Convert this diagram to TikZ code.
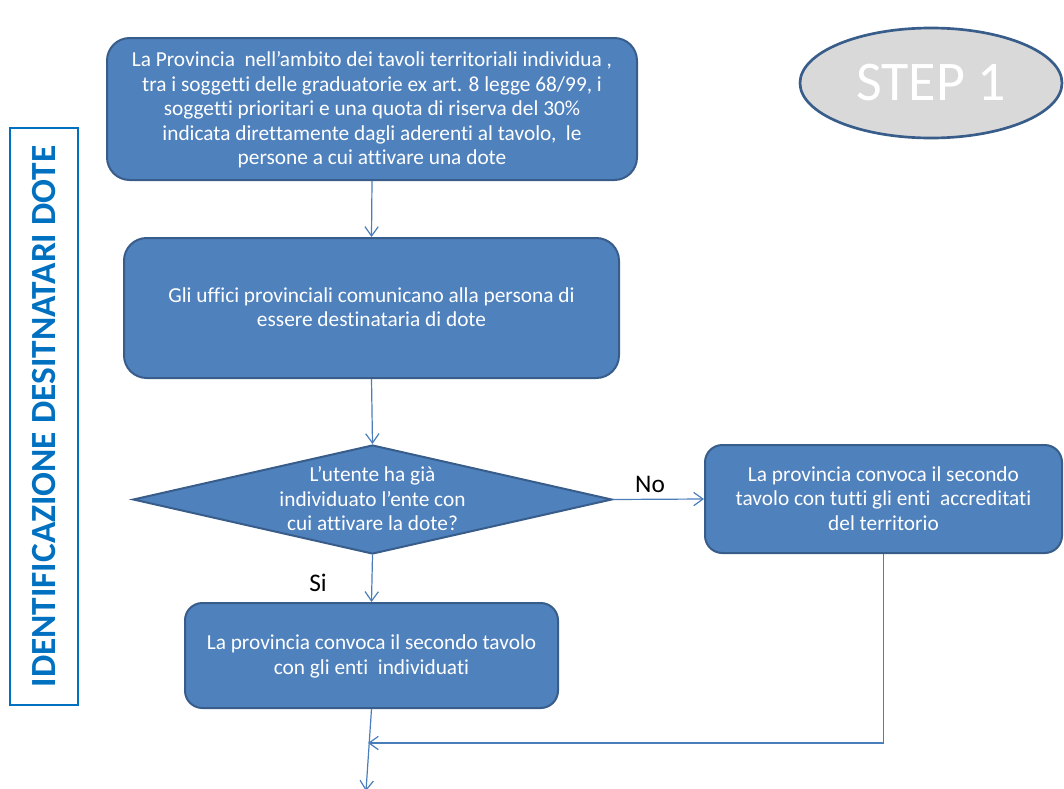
\documentclass[tikz,border=0pt]{standalone}
\usepackage{fontspec}
\setmainfont{Carlito}[Ligatures={TeX,CommonOff}]
\usetikzlibrary{arrows.meta,positioning,shapes.geometric}
\definecolor{boxfill}{HTML}{4F81BD}
\definecolor{boxline}{HTML}{385D8A}
\definecolor{flowline}{HTML}{4A7EBB}
\definecolor{stepgray}{HTML}{D9D9D9}
\definecolor{titleblue}{HTML}{0070C0}
% text block of a shape, centred a little below its middle
\newcommand{\flowtext}[1]{\makebox[0pt]{\smash{\raisebox{-5.6pt}{%
  \begin{tabular}{@{}c@{}}#1\end{tabular}}}}}
\tikzset{
  proc/.style={draw=boxline,fill=boxfill,line width=1.5pt,rounded corners=13pt,
               inner sep=0pt,text=white,font=\fontsize{16}{18.4}\selectfont},
  decision/.style={diamond,draw=boxline,fill=boxfill,line width=1.5pt,
                   inner sep=0pt,text=white,font=\fontsize{16}{18.4}\selectfont},
  stepoval/.style={ellipse,draw=boxline,fill=stepgray,line width=2pt,
                   text=white,font=\fontsize{42}{50}\selectfont},
  sidebar/.style={draw=titleblue,line width=1.5pt,text=titleblue,
                  font=\bfseries\fontsize{26.5}{30}\selectfont},
  answer/.style={text=black,font=\fontsize{19}{22}\selectfont},
  flowarr/.style={-{Straight Barb[length=7pt,width=10pt]},line width=0.9pt,
                  draw=flowline}
}

\begin{document}
\begin{tikzpicture}[x=0.75pt,y=-0.75pt]
  \useasboundingbox (0,0) rectangle (1064,789);
  \node[sidebar,rotate=90,minimum width=432.75pt,minimum height=51pt]
    (side) at (44,416.5) {IDENTIFICAZIONE DESITNATARI DOTE};
  \node[stepoval,minimum width=196.5pt,minimum height=82.5pt]
    (step) at (931,83) {STEP 1};
  \node[proc,rounded corners=17pt,minimum width=397.5pt,minimum height=106.5pt]
    (pick) at (372,109)
    {\flowtext{La Provincia \ nell’ambito dei tavoli territoriali individua ,\\
     tra i soggetti delle graduatorie ex art. 8 legge 68/99, i\\
     soggetti prioritari e una quota di riserva del 30\%\\
     indicata direttamente dagli aderenti al tavolo, \ le\\
     persone a cui attivare una dote}};
  \node[proc,rounded corners=17pt,minimum width=371.25pt,minimum height=105pt]
    (notify) at (371.5,308)
    {\flowtext{Gli uffici provinciali comunicano alla persona di\\
     essere destinataria di dote}};
  \node[decision,minimum width=359.25pt,minimum height=81.75pt]
    (known) at (372.5,499.5)
    {\flowtext{L’utente ha già\\individuato l’ente con\\
     cui attivare la dote?}};
  \node[proc,minimum width=267.75pt,minimum height=81pt]
    (allents) at (883.5,499)
    {\flowtext{La provincia convoca il secondo\\
     tavolo con tutti gli enti \ accreditati\\
     del territorio}};
  \node[proc,minimum width=279.75pt,minimum height=78.75pt]
    (chosen) at (371.5,655.5)
    {\flowtext{La provincia convoca il secondo tavolo\\
     con gli enti \ individuati}};
  \node[answer] (no) at (650,484) {No};
  \node[answer] (si) at (318,583) {Si};
  \coordinate (join) at (368,743);
  \coordinate (next) at (366,791);

  \draw[flowarr] (pick.south) -- (notify.north);
  \draw[flowarr] (notify.south) -- (known.north);
  \draw[flowarr] (known.east) -- (allents.west);
  \draw[flowarr] (known.south) -- (chosen.north);
  \draw[flowarr] (chosen.south) -- (next);
  \draw[flowarr] (allents.south) |- (join);
\end{tikzpicture}
\end{document}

★ ★ ★ ★ ★

Restate the data above exactly, stripping out each image.

→ **SOLUTION**:
Convert this diagram to TikZ code.
\documentclass[tikz,border=0pt]{standalone}
\usepackage{fontspec}
\setmainfont{Carlito}[Ligatures={TeX,CommonOff}]
\usetikzlibrary{arrows.meta,positioning,shapes.geometric}
\definecolor{boxfill}{HTML}{4F81BD}
\definecolor{boxline}{HTML}{385D8A}
\definecolor{flowline}{HTML}{4A7EBB}
\definecolor{stepgray}{HTML}{D9D9D9}
\definecolor{titleblue}{HTML}{0070C0}
% text block of a shape, centred a little below its middle
\newcommand{\flowtext}[1]{\makebox[0pt]{\smash{\raisebox{-5.6pt}{%
  \begin{tabular}{@{}c@{}}#1\end{tabular}}}}}
\tikzset{
  proc/.style={draw=boxline,fill=boxfill,line width=1.5pt,rounded corners=13pt,
               inner sep=0pt,text=white,font=\fontsize{16}{18.4}\selectfont},
  decision/.style={diamond,draw=boxline,fill=boxfill,line width=1.5pt,
                   inner sep=0pt,text=white,font=\fontsize{16}{18.4}\selectfont},
  stepoval/.style={ellipse,draw=boxline,fill=stepgray,line width=2pt,
                   text=white,font=\fontsize{42}{50}\selectfont},
  sidebar/.style={draw=titleblue,line width=1.5pt,text=titleblue,
                  font=\bfseries\fontsize{26.5}{30}\selectfont},
  answer/.style={text=black,font=\fontsize{19}{22}\selectfont},
  flowarr/.style={-{Straight Barb[length=7pt,width=10pt]},line width=0.9pt,
                  draw=flowline}
}

\begin{document}
\begin{tikzpicture}[x=0.75pt,y=-0.75pt]
  \useasboundingbox (0,0) rectangle (1064,789);
  \node[sidebar,rotate=90,minimum width=432.75pt,minimum height=51pt]
    (side) at (44,416.5) {IDENTIFICAZIONE DESITNATARI DOTE};
  \node[stepoval,minimum width=196.5pt,minimum height=82.5pt]
    (step) at (931,83) {STEP 1};
  \node[proc,rounded corners=17pt,minimum width=397.5pt,minimum height=106.5pt]
    (pick) at (372,109)
    {\flowtext{La Provincia \ nell’ambito dei tavoli territoriali individua ,\\
     tra i soggetti delle graduatorie ex art. 8 legge 68/99, i\\
     soggetti prioritari e una quota di riserva del 30\%\\
     indicata direttamente dagli aderenti al tavolo, \ le\\
     persone a cui attivare una dote}};
  \node[proc,rounded corners=17pt,minimum width=371.25pt,minimum height=105pt]
    (notify) at (371.5,308)
    {\flowtext{Gli uffici provinciali comunicano alla persona di\\
     essere destinataria di dote}};
  \node[decision,minimum width=359.25pt,minimum height=81.75pt]
    (known) at (372.5,499.5)
    {\flowtext{L’utente ha già\\individuato l’ente con\\
     cui attivare la dote?}};
  \node[proc,minimum width=267.75pt,minimum height=81pt]
    (allents) at (883.5,499)
    {\flowtext{La provincia convoca il secondo\\
     tavolo con tutti gli enti \ accreditati\\
     del territorio}};
  \node[proc,minimum width=279.75pt,minimum height=78.75pt]
    (chosen) at (371.5,655.5)
    {\flowtext{La provincia convoca il secondo tavolo\\
     con gli enti \ individuati}};
  \node[answer] (no) at (650,484) {No};
  \node[answer] (si) at (318,583) {Si};
  \coordinate (join) at (368,743);
  \coordinate (next) at (366,791);

  \draw[flowarr] (pick.south) -- (notify.north);
  \draw[flowarr] (notify.south) -- (known.north);
  \draw[flowarr] (known.east) -- (allents.west);
  \draw[flowarr] (known.south) -- (chosen.north);
  \draw[flowarr] (chosen.south) -- (next);
  \draw[flowarr] (allents.south) |- (join);
\end{tikzpicture}
\end{document}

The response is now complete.